La parola chiave di questo nuovo disco disco è "apertura". Preoccupato dei venti contrari che spirano qua e là? "Non vorrei che alcuni principi in tema di diritti ormai assodati venissero rimessi in discussione e che alcuni estremisti del pensiero si sentissero in qualche modo legittimati. Soprattutto sul web. Pure da noi comincio a sentire discorsi strani e anacronistici che vorrebbero privare la donna della libertà di scegliere sul proprio corpo. Mi sembra di tornare indietro nel tempo. Ma non al '73, direttamente alla preistoria”. Dopo la terra, la pelle. "I sottotitoli di questa trilogia non li ho decisi prima, ma voglio farlo di volta in volta a lavoro finito. 'Pelle', ad esempio, l’ho scelto perché è il termine che mi fa pensare di più a questo agglomerato di canzoni e di influenze; un disco vissuto come quelle rughe e quelle cicatrici che ci rendono uno diverso dall’altro".

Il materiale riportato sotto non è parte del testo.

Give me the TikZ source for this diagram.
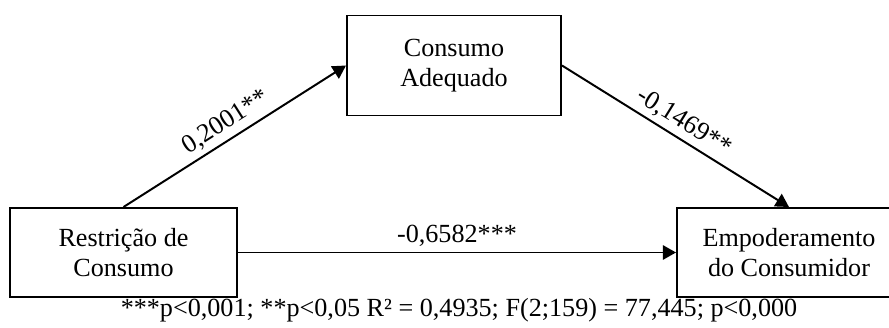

Tre dischi, tre anime diverse. "Un disco di questo tipo è un work in progress soggetto a continue modifiche, visto che a modificarsi nel tempo è pure il tuo pensiero". Il primo capitolo di "Materia" aveva una bella impronta soul e rhythm’n’blues, questo guarda anche altrove. "Una parte è un po’ clubby. Ci sono pure Mace, La Rappresentante di Lista, Bresh. Per questo lo vedo come un disco corale, con musica africana, sudamericana, ma anche canti gregoriani in 'Ancora una volta', in cui riprendo dei madrigali. Tanta roba, a tratti forse troppa”.

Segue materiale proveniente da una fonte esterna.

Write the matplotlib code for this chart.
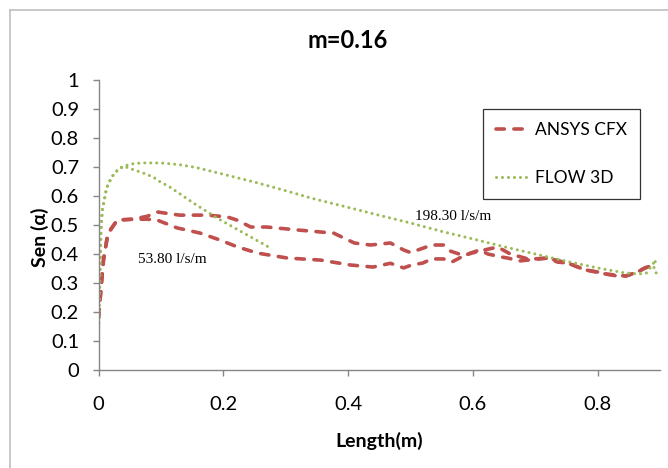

C’è pure Bersani. "Per me Samuele è una specie di fratello maggiore. Gli ho mandato 'Ancora una volta' solo per avere un giudizio e lui mi ha risposto: in questo pezzo vorrei esserci anch’io. Sinceramente, non considero il nostro incontro un duetto, né un feat, ma solo un regalo immenso che ha voluto farmi". Dovendo fare delle scelte, in una ideale playlist cosa metterebbe? "Siccome ci sono dei pezzi che hanno fatto crescere il disco aggregando via via attorno a loro poi tutti gli altri, partirei da 'Unatoka Wapi', che in lingua swahili significa 'Da dove vieni?' ed è un po' il manifesto del progetto, con un testo ispirato da Frantz Fanon, un antropologo e psichiatra anticolonialista molto attento nelle sue opere al rispetto della dignità della persona. Aggiungerei 'Ancora una volta' e 'Respira' perché raccontano bene l’idea del disco. Proprio i tre pezzi che all’inizio del progetto avevo messo nel cassetto pensando a questo secondo disco".

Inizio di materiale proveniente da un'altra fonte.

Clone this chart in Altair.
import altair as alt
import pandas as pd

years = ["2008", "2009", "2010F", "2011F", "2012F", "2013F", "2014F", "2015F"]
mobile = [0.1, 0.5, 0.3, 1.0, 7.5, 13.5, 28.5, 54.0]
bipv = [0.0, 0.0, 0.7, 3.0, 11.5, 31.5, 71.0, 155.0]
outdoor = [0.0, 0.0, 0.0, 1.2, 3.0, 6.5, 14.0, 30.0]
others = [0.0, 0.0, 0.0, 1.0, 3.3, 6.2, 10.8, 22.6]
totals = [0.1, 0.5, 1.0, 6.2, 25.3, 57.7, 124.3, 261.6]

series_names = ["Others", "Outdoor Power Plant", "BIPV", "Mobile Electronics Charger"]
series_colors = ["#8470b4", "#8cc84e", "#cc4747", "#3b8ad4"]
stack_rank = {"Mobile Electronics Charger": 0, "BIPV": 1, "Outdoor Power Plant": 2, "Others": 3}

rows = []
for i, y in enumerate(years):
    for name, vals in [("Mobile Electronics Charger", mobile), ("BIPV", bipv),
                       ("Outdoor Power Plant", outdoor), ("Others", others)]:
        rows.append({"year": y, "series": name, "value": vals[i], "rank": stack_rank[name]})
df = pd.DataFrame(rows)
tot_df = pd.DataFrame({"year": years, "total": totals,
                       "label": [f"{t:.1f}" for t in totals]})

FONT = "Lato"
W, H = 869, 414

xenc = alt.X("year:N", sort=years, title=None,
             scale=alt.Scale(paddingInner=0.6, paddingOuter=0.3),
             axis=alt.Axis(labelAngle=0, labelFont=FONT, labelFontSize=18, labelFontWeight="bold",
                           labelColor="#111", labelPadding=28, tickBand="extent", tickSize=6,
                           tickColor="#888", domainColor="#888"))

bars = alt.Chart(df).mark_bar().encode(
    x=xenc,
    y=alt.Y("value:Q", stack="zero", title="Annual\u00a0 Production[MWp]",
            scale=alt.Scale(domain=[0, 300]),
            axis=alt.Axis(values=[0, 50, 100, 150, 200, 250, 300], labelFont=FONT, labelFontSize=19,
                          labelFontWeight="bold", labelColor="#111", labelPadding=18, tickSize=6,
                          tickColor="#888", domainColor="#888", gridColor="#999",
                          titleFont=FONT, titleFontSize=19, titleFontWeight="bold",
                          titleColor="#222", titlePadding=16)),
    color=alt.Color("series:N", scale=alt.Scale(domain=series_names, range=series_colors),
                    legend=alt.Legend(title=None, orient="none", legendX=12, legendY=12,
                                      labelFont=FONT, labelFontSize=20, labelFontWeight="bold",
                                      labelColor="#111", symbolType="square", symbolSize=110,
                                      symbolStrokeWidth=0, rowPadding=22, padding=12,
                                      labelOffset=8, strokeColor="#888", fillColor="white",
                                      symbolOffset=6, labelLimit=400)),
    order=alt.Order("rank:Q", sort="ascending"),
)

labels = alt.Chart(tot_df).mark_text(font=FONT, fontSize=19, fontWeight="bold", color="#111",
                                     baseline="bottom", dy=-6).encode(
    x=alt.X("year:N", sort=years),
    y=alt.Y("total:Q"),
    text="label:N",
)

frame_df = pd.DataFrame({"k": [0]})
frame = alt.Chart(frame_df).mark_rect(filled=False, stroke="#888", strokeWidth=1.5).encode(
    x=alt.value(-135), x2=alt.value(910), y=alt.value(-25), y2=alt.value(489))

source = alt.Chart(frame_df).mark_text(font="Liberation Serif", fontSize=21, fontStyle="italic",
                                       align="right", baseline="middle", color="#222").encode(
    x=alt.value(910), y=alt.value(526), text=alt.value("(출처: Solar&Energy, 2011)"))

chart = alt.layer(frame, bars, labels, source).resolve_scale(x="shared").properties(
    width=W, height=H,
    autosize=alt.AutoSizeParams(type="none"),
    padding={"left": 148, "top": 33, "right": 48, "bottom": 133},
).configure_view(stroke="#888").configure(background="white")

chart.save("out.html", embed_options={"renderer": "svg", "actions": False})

Tornerebbe a Sanremo? "Con il pezzo giusto, sì. Perché il Festival è tornato ad essere una bella vetrina in cui presentare la propria musica. Un po' come i Grammy in America. Ed è figo andare ai Grammy. È vero, all’Ariston ci sono una gara e una classifica, ma la storia ricorda che l’ultimo può avere successo in radio come il primo e quindi non è un problema. Per quanto mi riguarda, al momento non c’è niente però". "Caro amore lontanissimo" è un inedito di Sergio Endrigo inserito pure della colonna sonora di "Colibrì", il film di Francesca Archibugi che verrà presentato giovedì prossimo alla Festa del Cinema di Roma. "Me l’ha proposto Claudia Endrigo cinque anni fa. Il padre l’aveva abbozzato nel ’73 con Riccardo Sinigallia l’abbiamo ripreso e completato. Ritengo una magia il fatto di averlo in questo disco e nel film perché, avendo un arrangiamento orchestrale e una scrittura diversa da quella di oggi, finora non ero riuscito a trovargli un senso. Diciamo che sta in quel mio 35% italiano".